Leave out the pictures and reproduce all of the data exactly.

Data extract:
□ □ □ □
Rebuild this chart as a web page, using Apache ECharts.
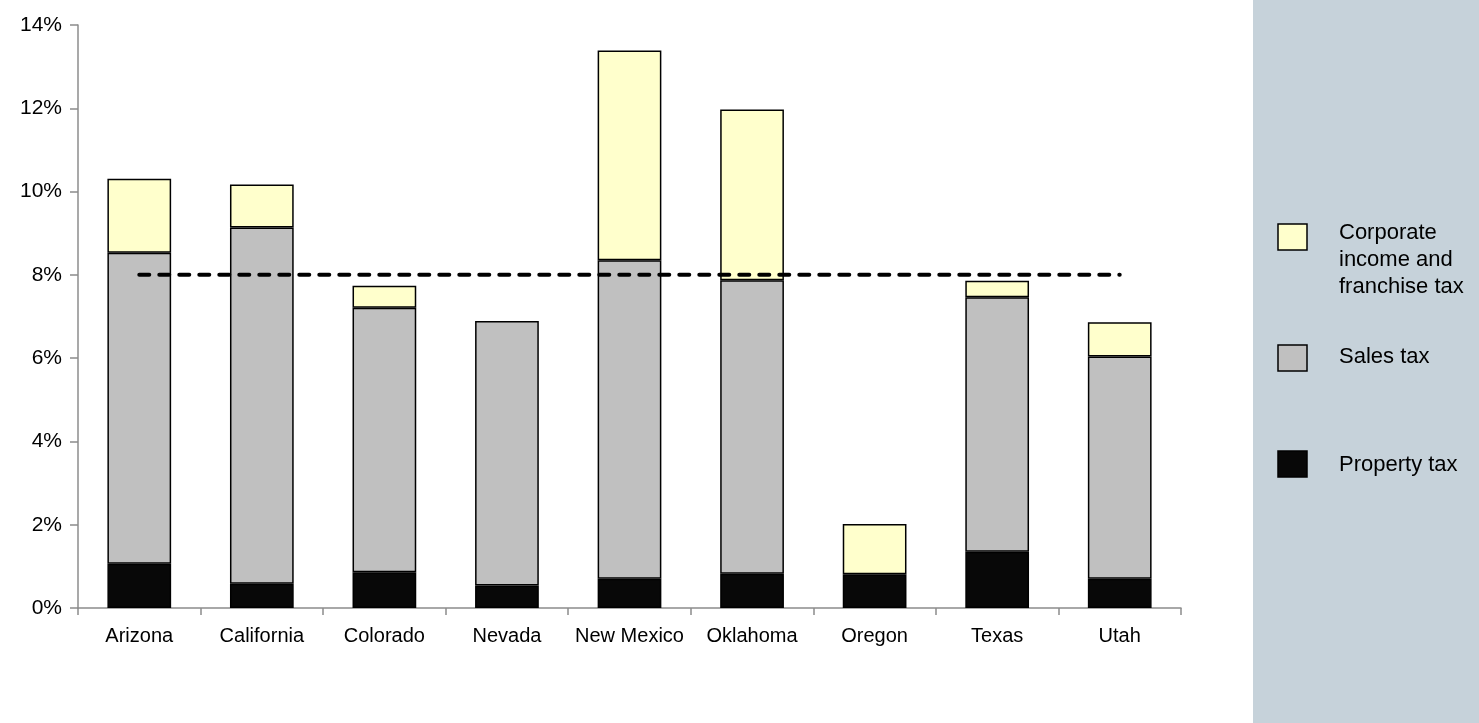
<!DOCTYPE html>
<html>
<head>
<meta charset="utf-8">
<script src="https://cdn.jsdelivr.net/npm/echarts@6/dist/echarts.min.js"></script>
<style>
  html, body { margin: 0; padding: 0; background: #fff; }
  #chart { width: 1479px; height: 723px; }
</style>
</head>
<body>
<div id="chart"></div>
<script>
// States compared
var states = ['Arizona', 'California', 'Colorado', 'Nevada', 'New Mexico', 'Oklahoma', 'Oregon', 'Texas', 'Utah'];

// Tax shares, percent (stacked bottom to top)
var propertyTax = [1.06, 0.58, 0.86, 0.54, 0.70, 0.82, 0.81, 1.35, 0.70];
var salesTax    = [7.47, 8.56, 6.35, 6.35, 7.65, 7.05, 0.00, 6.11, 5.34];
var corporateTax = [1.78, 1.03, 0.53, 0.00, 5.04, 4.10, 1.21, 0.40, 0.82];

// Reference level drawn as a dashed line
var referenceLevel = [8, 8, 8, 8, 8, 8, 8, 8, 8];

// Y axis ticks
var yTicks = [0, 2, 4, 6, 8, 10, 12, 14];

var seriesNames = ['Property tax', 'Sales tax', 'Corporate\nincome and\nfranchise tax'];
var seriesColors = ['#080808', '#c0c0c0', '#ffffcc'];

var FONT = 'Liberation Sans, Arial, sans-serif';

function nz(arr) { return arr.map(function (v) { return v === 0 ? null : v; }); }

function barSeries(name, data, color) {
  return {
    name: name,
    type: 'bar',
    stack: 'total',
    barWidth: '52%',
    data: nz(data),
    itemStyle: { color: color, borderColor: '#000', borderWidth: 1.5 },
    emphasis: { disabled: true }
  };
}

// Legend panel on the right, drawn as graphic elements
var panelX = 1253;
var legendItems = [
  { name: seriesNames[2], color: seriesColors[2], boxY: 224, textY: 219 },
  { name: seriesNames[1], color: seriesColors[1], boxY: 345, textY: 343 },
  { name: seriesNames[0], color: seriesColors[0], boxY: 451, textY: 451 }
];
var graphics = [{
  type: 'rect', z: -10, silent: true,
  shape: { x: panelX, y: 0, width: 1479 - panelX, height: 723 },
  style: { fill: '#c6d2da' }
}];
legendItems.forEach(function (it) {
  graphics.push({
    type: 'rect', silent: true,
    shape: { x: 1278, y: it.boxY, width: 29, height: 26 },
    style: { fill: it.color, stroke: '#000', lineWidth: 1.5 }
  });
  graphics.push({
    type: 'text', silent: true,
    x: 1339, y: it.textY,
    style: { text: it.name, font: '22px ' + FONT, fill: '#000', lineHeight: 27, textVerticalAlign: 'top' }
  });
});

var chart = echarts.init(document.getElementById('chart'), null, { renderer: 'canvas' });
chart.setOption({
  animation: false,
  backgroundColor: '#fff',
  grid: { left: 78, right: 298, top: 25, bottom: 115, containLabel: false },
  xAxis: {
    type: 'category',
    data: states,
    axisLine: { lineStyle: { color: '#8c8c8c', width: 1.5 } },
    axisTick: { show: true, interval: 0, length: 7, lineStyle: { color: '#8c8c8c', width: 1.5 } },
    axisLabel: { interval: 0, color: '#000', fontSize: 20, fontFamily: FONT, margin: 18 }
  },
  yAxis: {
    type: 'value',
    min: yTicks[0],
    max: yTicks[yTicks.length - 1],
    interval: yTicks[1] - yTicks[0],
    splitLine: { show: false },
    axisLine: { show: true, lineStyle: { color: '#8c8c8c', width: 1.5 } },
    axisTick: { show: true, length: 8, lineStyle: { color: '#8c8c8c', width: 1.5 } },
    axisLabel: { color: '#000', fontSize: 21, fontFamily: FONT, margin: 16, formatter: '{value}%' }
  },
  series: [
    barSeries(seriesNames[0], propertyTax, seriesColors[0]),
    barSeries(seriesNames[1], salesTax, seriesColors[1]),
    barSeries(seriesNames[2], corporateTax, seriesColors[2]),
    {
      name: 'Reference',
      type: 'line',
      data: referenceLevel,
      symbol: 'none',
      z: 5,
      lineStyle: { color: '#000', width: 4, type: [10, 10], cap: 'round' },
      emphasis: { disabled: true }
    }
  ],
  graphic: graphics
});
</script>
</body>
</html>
□ □ □ □
Written answer:
Rebuild this chart as a web page, using Apache ECharts.
<!DOCTYPE html>
<html>
<head>
<meta charset="utf-8">
<script src="https://cdn.jsdelivr.net/npm/echarts@6/dist/echarts.min.js"></script>
<style>
  html, body { margin: 0; padding: 0; background: #fff; }
  #chart { width: 1479px; height: 723px; }
</style>
</head>
<body>
<div id="chart"></div>
<script>
// States compared
var states = ['Arizona', 'California', 'Colorado', 'Nevada', 'New Mexico', 'Oklahoma', 'Oregon', 'Texas', 'Utah'];

// Tax shares, percent (stacked bottom to top)
var propertyTax = [1.06, 0.58, 0.86, 0.54, 0.70, 0.82, 0.81, 1.35, 0.70];
var salesTax    = [7.47, 8.56, 6.35, 6.35, 7.65, 7.05, 0.00, 6.11, 5.34];
var corporateTax = [1.78, 1.03, 0.53, 0.00, 5.04, 4.10, 1.21, 0.40, 0.82];

// Reference level drawn as a dashed line
var referenceLevel = [8, 8, 8, 8, 8, 8, 8, 8, 8];

// Y axis ticks
var yTicks = [0, 2, 4, 6, 8, 10, 12, 14];

var seriesNames = ['Property tax', 'Sales tax', 'Corporate\nincome and\nfranchise tax'];
var seriesColors = ['#080808', '#c0c0c0', '#ffffcc'];

var FONT = 'Liberation Sans, Arial, sans-serif';

function nz(arr) { return arr.map(function (v) { return v === 0 ? null : v; }); }

function barSeries(name, data, color) {
  return {
    name: name,
    type: 'bar',
    stack: 'total',
    barWidth: '52%',
    data: nz(data),
    itemStyle: { color: color, borderColor: '#000', borderWidth: 1.5 },
    emphasis: { disabled: true }
  };
}

// Legend panel on the right, drawn as graphic elements
var panelX = 1253;
var legendItems = [
  { name: seriesNames[2], color: seriesColors[2], boxY: 224, textY: 219 },
  { name: seriesNames[1], color: seriesColors[1], boxY: 345, textY: 343 },
  { name: seriesNames[0], color: seriesColors[0], boxY: 451, textY: 451 }
];
var graphics = [{
  type: 'rect', z: -10, silent: true,
  shape: { x: panelX, y: 0, width: 1479 - panelX, height: 723 },
  style: { fill: '#c6d2da' }
}];
legendItems.forEach(function (it) {
  graphics.push({
    type: 'rect', silent: true,
    shape: { x: 1278, y: it.boxY, width: 29, height: 26 },
    style: { fill: it.color, stroke: '#000', lineWidth: 1.5 }
  });
  graphics.push({
    type: 'text', silent: true,
    x: 1339, y: it.textY,
    style: { text: it.name, font: '22px ' + FONT, fill: '#000', lineHeight: 27, textVerticalAlign: 'top' }
  });
});

var chart = echarts.init(document.getElementById('chart'), null, { renderer: 'canvas' });
chart.setOption({
  animation: false,
  backgroundColor: '#fff',
  grid: { left: 78, right: 298, top: 25, bottom: 115, containLabel: false },
  xAxis: {
    type: 'category',
    data: states,
    axisLine: { lineStyle: { color: '#8c8c8c', width: 1.5 } },
    axisTick: { show: true, interval: 0, length: 7, lineStyle: { color: '#8c8c8c', width: 1.5 } },
    axisLabel: { interval: 0, color: '#000', fontSize: 20, fontFamily: FONT, margin: 18 }
  },
  yAxis: {
    type: 'value',
    min: yTicks[0],
    max: yTicks[yTicks.length - 1],
    interval: yTicks[1] - yTicks[0],
    splitLine: { show: false },
    axisLine: { show: true, lineStyle: { color: '#8c8c8c', width: 1.5 } },
    axisTick: { show: true, length: 8, lineStyle: { color: '#8c8c8c', width: 1.5 } },
    axisLabel: { color: '#000', fontSize: 21, fontFamily: FONT, margin: 16, formatter: '{value}%' }
  },
  series: [
    barSeries(seriesNames[0], propertyTax, seriesColors[0]),
    barSeries(seriesNames[1], salesTax, seriesColors[1]),
    barSeries(seriesNames[2], corporateTax, seriesColors[2]),
    {
      name: 'Reference',
      type: 'line',
      data: referenceLevel,
      symbol: 'none',
      z: 5,
      lineStyle: { color: '#000', width: 4, type: [10, 10], cap: 'round' },
      emphasis: { disabled: true }
    }
  ],
  graphic: graphics
});
</script>
</body>
</html>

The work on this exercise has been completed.